Two previous trials have shown that ADT used to ward off prostate cancer does decrease the risk of low-grade prostate cancers, but increases the risks for high-grade tumors. An abnormality called “high-grade prostatic intraepithelial neoplasia” is a major precursor for prostate cancer. The condition may mean that a genetic fault in a gene that’s designed to suppress tumors isn’t working.
Prostate cancer specialist, E. David Crawford, MD, told dailyRx News, “The two trials mentioned were the Prostate Cancer Prevention Trial (PCPT) and Reduction of Prostate Cancer (REDUCE).”
Dr. Crawford says he doesn’t use the drugs tested in these studies for ADT – finasteride (sold under the brand names Proscar and Propecia) and dutasteride (Avodart), both of which are approved to treat enlarged prostate, a condition known as benign prostatic hyperplasia (BPH) . “I really don't consider these agents to be legitimate sources of ADT,” said Dr. Crawford, who is professor of surgery, urology, and radiation oncology, and head of the Section of Urologic Oncology at the University of Colorado Health Sciences Center in Denver.

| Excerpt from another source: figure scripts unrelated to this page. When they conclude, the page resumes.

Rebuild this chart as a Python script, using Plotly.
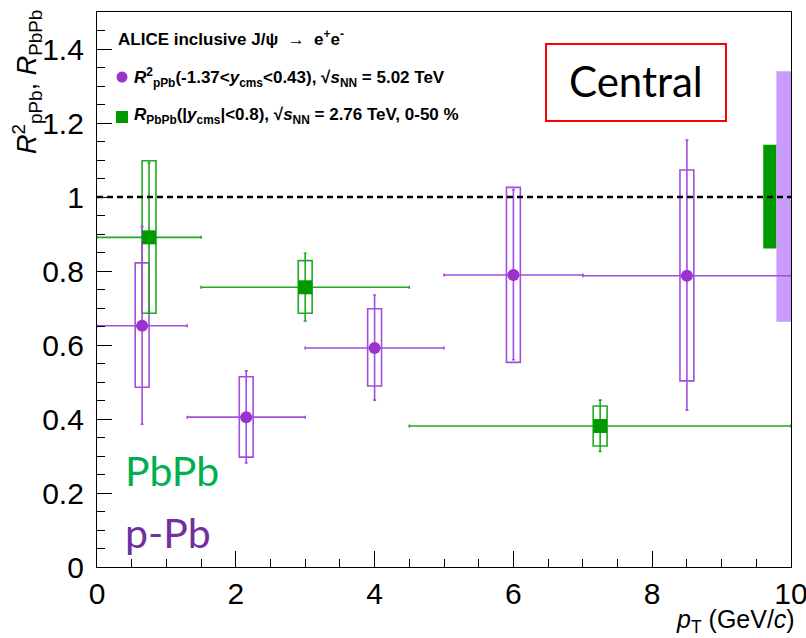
import plotly.graph_objects as go

# ---------------- data ----------------
# p-Pb  (R^2_pPb, -1.37<y_cms<0.43, sqrt(s_NN)=5.02 TeV)
ppb_x = [0.65, 2.15, 4.0, 6.0, 8.5]
ppb_xlo = [0.0, 1.3, 3.0, 5.0, 7.0]
ppb_xhi = [1.3, 3.0, 5.0, 7.0, 10.0]
ppb_y = [0.652, 0.405, 0.592, 0.789, 0.787]
ppb_stat_lo = [0.386, 0.281, 0.451, 0.560, 0.424]
ppb_stat_hi = [0.920, 0.530, 0.735, 1.020, 1.154]
ppb_sys_lo = [0.486, 0.297, 0.489, 0.553, 0.503]
ppb_sys_hi = [0.822, 0.514, 0.698, 1.026, 1.073]

# Pb-Pb (R_PbPb, |y_cms|<0.8, sqrt(s_NN)=2.76 TeV, 0-50 %)
pbpb_x = [0.75, 3.0, 7.25]
pbpb_xlo = [0.0, 1.5, 4.5]
pbpb_xhi = [1.5, 4.5, 10.0]
pbpb_y = [0.891, 0.756, 0.381]
pbpb_stat_lo = [0.689, 0.665, 0.312]
pbpb_stat_hi = [1.093, 0.848, 0.451]
pbpb_sys_lo = [0.686, 0.686, 0.327]
pbpb_sys_hi = [1.098, 0.828, 0.435]

# global (correlated) uncertainties drawn at the right edge
glob_names = ["PbPb", "pPb"]
glob_x0 = [9.60, 9.79]
glob_x1 = [9.79, 10.0]
glob_lo = [0.861, 0.663]
glob_hi = [1.141, 1.340]

unity = 1.0
sys_box_width = 0.2
x_ticks = [0, 2, 4, 6, 8, 10]
y_ticks = [0, 0.2, 0.4, 0.6, 0.8, 1, 1.2, 1.4]

# ---------------- styles ----------------
PURPLE_M = "#9933cc"
PURPLE_L = "#a24ee0"
PURPLE_F = "#c99bfa"
GREEN_M = "#009900"
GREEN_L = "#22a822"

W, H = 806, 638
L, R, T, B = 97, 15, 12, 71
PW, PH = W - L - R, H - T - B


def px(xp):
    return (xp - L) / PW


def py(yp):
    return (H - B - yp) / PH


fig = go.Figure()

# systematic boxes
fig.add_trace(go.Bar(
    x=ppb_x, base=ppb_sys_lo,
    y=[h - l for h, l in zip(ppb_sys_hi, ppb_sys_lo)],
    width=sys_box_width,
    marker=dict(color="rgba(0,0,0,0)", line=dict(color=PURPLE_L, width=1.6)),
    showlegend=False, hoverinfo="skip"))
fig.add_trace(go.Bar(
    x=pbpb_x, base=pbpb_sys_lo,
    y=[h - l for h, l in zip(pbpb_sys_hi, pbpb_sys_lo)],
    width=sys_box_width,
    marker=dict(color="rgba(0,0,0,0)", line=dict(color=GREEN_L, width=1.6)),
    showlegend=False, hoverinfo="skip"))

# global uncertainty boxes
fig.add_trace(go.Bar(
    x=[(a + b) / 2 for a, b in zip(glob_x0, glob_x1)],
    base=glob_lo,
    y=[h - l for h, l in zip(glob_hi, glob_lo)],
    width=[b - a for a, b in zip(glob_x0, glob_x1)],
    marker=dict(color=[GREEN_M, PURPLE_F], line=dict(width=0)),
    showlegend=False, hoverinfo="skip"))

# points with stat errors and bin widths
fig.add_trace(go.Scatter(
    x=ppb_x, y=ppb_y, mode="markers",
    marker=dict(symbol="circle", size=12, color=PURPLE_M, line=dict(width=0)),
    error_x=dict(type="data", symmetric=False,
                 array=[h - x for h, x in zip(ppb_xhi, ppb_x)],
                 arrayminus=[x - l for l, x in zip(ppb_xlo, ppb_x)],
                 color=PURPLE_L, thickness=1.6, width=1.5),
    error_y=dict(type="data", symmetric=False,
                 array=[h - y for h, y in zip(ppb_stat_hi, ppb_y)],
                 arrayminus=[y - l for l, y in zip(ppb_stat_lo, ppb_y)],
                 color=PURPLE_L, thickness=1.6, width=1.5),
    showlegend=False, cliponaxis=True))
fig.add_trace(go.Scatter(
    x=pbpb_x, y=pbpb_y, mode="markers",
    marker=dict(symbol="square", size=14, color=GREEN_M, line=dict(width=0)),
    error_x=dict(type="data", symmetric=False,
                 array=[h - x for h, x in zip(pbpb_xhi, pbpb_x)],
                 arrayminus=[x - l for l, x in zip(pbpb_xlo, pbpb_x)],
                 color=GREEN_L, thickness=1.6, width=1.5),
    error_y=dict(type="data", symmetric=False,
                 array=[h - y for h, y in zip(pbpb_stat_hi, pbpb_y)],
                 arrayminus=[y - l for l, y in zip(pbpb_stat_lo, pbpb_y)],
                 color=GREEN_L, thickness=1.6, width=1.5),
    showlegend=False, cliponaxis=True))

axis_font = dict(family="Liberation Sans, Arial, sans-serif", size=30, color="black")
fig.update_xaxes(range=[0, 10], tickvals=x_ticks, ticks="inside", ticklen=16,
                 tickwidth=1.3, tickcolor="black",
                 minor=dict(dtick=0.5, ticks="inside", ticklen=8, tickwidth=1.3, tickcolor="black"),
                 showline=True, linecolor="black", linewidth=1.3, mirror=True,
                 showgrid=False, zeroline=False, tickfont=axis_font, automargin=False,
                 ticklabelstandoff=0, ticklabeloverflow="allow", fixedrange=True)
fig.update_yaxes(range=[0, 1.5], tickvals=y_ticks, ticks="inside", ticklen=15,
                 tickwidth=1.3, tickcolor="black",
                 minor=dict(dtick=0.05, ticks="inside", ticklen=8, tickwidth=1.3, tickcolor="black"),
                 showline=True, linecolor="black", linewidth=1.3, mirror=True,
                 showgrid=False, zeroline=False, tickfont=axis_font, automargin=False,
                 ticklabelstandoff=6, ticklabeloverflow="allow", fixedrange=True)

leg_font = dict(family="Liberation Sans, Arial, sans-serif", size=17, color="black")
ann = []
ann.append(dict(x=px(116), y=py(38), xref="paper", yref="paper", xanchor="left", yanchor="middle",
                text="<b>ALICE inclusive J/ψ  →  e<sup>+</sup>e<sup>-</sup></b>", showarrow=False, font=leg_font))
ann.append(dict(x=px(132), y=py(77), xref="paper", yref="paper", xanchor="left", yanchor="middle",
                text="<b><i>R</i><sup>2</sup><sub>pPb</sub>(-1.37&lt;<i>y</i><sub>cms</sub>&lt;0.43), √<i>s</i><sub>NN</sub> = 5.02 TeV</b>",
                showarrow=False, font=leg_font))
ann.append(dict(x=px(132), y=py(116), xref="paper", yref="paper", xanchor="left", yanchor="middle",
                text="<b><i>R</i><sub>PbPb</sub>(|<i>y</i><sub>cms</sub>|&lt;0.8), √<i>s</i><sub>NN</sub> = 2.76 TeV, 0-50 %</b>",
                showarrow=False, font=leg_font))
# axis titles
ann.append(dict(x=px(27), y=py(8), xref="paper", yref="paper", xanchor="center", yanchor="top",
                textangle=-90, text="<i>R</i><sup>2</sup><sub>pPb</sub>, <i>R</i><sub>PbPb</sub>",
                showarrow=False, font=dict(family="Liberation Sans, Arial, sans-serif", size=27, color="black")))
ann.append(dict(x=px(797), y=py(621), xref="paper", yref="paper", xanchor="right", yanchor="middle",
                text="<i>p</i><sub>T</sub> (GeV/<i>c</i>)",
                showarrow=False, font=dict(family="Liberation Sans, Arial, sans-serif", size=25, color="black")))
# labels
ann.append(dict(x=px(123), y=py(470), xref="paper", yref="paper", xanchor="left", yanchor="middle",
                text="PbPb", showarrow=False, font=dict(family="Lato, sans-serif", size=41, color="#00b050")))
ann.append(dict(x=px(123), y=py(532), xref="paper", yref="paper", xanchor="left", yanchor="middle",
                text="p-Pb", showarrow=False, font=dict(family="Lato, sans-serif", size=41, color="#7030a0")))
ann.append(dict(x=px(636), y=py(81), xref="paper", yref="paper", xanchor="center", yanchor="middle",
                text="Central", showarrow=False, font=dict(family="Lato, sans-serif", size=42, color="black")))

shapes = [
    dict(type="line", xref="x", yref="y", x0=0, x1=10, y0=unity, y1=unity, layer="above",
         line=dict(color="black", width=2.5, dash="6px,4px")),
    dict(type="rect", xref="paper", yref="paper", x0=px(546), x1=px(726), y0=py(44), y1=py(121),
         layer="above", fillcolor="rgba(0,0,0,0)", line=dict(color="#ff0000", width=2)),
    dict(type="circle", xref="paper", yref="paper", x0=px(116.5), x1=px(127.5), y0=py(71.5), y1=py(82.5),
         line=dict(width=0), fillcolor=PURPLE_M),
    dict(type="rect", xref="paper", yref="paper", x0=px(116), x1=px(128), y0=py(111), y1=py(123),
         line=dict(width=0), fillcolor=GREEN_M),
]

fig.update_layout(width=W, height=H, margin=dict(l=L, r=R, t=T, b=B, autoexpand=False),
                  paper_bgcolor="white", plot_bgcolor="white", barmode="overlay",
                  showlegend=False, annotations=ann, shapes=shapes)

fig.write_html("out.html")
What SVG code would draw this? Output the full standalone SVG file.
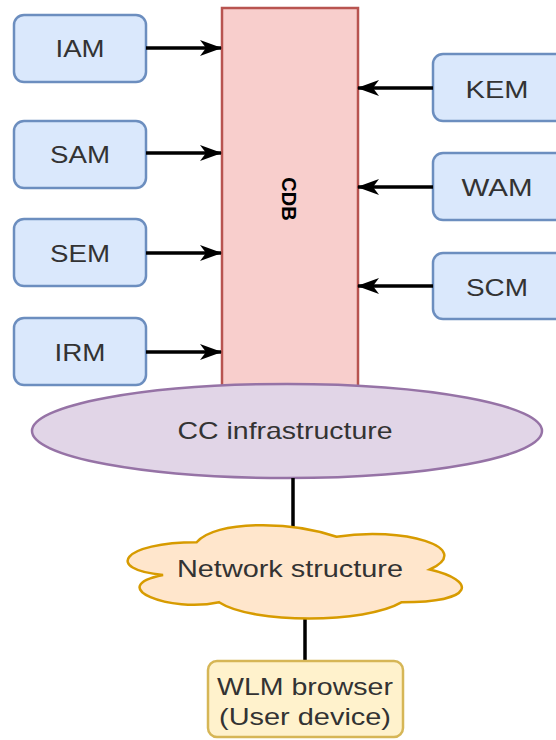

“As mentioned in both trials, there was a slight increase in high grade cancers. Why? The most plausible reason is that the volume of the prostate was reduced with both drugs in the studies, and so when biopsies were done, it was an overdetection bias,” Dr. Crawford said.
He uses the analogy of it being easier to find a marble in a golf ball-sized gland than it would be to find a marble in an orange.
For this study, Dr. Roberts and his team worked with a mouse model of high-grade prostatic intraepithelial neoplasia and used various types of ADT to treat it. The goal was to shrink the tumors, which occurred, but they returned in a more invasive form.
"Stretching our data even further, these findings suggest that as men age and their testosterone levels decrease, loss of testosterone might actually encourage indolent prostate tumors to become more aggressive," Roberts said. "This suggests that testosterone supplements might be a good thing for the prostate, even though current wisdom suggests the opposite."
Dr. Crawford said in an email, “Both finsteride and dutasteride RAISE the serum testosterone, not lower it, so their last sentence is not true.”
The authors and Dr. Crawford note that this is a preliminary study and that the prostates of mice are very different from those of men.
This preclinical study was published December 19 in Cancer Discovery, a journal of the American Association for Cancer Research.
This study was supported by grants from the Dana-Farber/Harvard Cancer Center Specialized Program of Research Excellence award and National Institutes of Health grants.
Dr. Roberts has a commercial research grant and is a consultant/advisory board member of Novartis. Another author also has a commercial research grant from Novartis, receives honoraria for serving on the speakers’ bureau for Sanofi and is a consultant/advisory board member of the National Brain Tumor Society.